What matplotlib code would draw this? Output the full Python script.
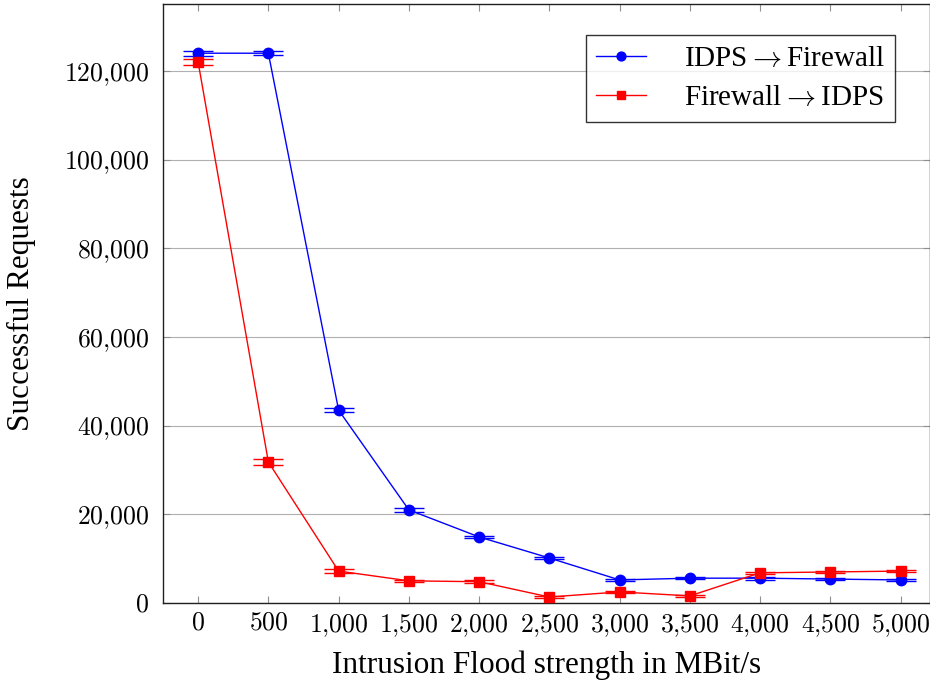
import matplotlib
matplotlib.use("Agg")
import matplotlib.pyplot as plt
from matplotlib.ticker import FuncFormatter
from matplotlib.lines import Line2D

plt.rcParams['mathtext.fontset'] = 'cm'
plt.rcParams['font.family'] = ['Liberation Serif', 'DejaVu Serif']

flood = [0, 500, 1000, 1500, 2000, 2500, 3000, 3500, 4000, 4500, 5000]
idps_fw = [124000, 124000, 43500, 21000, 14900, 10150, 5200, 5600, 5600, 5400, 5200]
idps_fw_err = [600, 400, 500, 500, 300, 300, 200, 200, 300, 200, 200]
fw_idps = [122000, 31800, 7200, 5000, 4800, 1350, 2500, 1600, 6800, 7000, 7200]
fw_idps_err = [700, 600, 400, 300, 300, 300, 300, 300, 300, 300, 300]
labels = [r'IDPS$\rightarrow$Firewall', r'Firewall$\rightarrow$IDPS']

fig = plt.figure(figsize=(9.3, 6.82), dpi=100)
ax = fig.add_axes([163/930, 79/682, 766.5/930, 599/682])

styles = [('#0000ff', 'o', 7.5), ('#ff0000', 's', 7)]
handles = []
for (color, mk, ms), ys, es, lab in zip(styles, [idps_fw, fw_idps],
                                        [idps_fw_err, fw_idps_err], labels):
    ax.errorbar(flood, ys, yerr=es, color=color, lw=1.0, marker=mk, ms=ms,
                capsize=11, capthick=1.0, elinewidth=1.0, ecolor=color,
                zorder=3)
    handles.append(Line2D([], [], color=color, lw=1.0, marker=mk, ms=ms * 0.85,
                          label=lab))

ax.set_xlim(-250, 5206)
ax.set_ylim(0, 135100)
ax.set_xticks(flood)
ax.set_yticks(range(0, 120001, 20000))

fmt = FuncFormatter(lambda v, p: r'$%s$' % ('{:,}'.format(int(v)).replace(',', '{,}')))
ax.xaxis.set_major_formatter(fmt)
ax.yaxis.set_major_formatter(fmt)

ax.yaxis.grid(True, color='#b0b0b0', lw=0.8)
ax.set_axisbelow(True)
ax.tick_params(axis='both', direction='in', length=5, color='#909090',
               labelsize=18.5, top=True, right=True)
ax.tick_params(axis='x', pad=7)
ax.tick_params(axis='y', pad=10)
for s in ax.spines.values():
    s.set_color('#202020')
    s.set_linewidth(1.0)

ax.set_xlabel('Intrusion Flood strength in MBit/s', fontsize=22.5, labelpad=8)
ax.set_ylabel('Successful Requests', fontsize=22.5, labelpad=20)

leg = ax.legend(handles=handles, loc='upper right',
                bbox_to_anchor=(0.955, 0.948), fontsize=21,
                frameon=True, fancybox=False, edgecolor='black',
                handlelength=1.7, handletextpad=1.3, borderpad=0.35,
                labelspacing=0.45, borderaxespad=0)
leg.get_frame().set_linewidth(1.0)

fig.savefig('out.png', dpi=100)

────────────────────────────────────────

*WHAT THE EXERCISE ASKS*: Isolate the lines above that contain the word "matplotlib" and copy them.

*REPLY TO THE EXERCISE*:
What matplotlib code would draw this? Output the full Python script.
import matplotlib
matplotlib.use("Agg")
import matplotlib.pyplot as plt
from matplotlib.ticker import FuncFormatter
from matplotlib.lines import Line2D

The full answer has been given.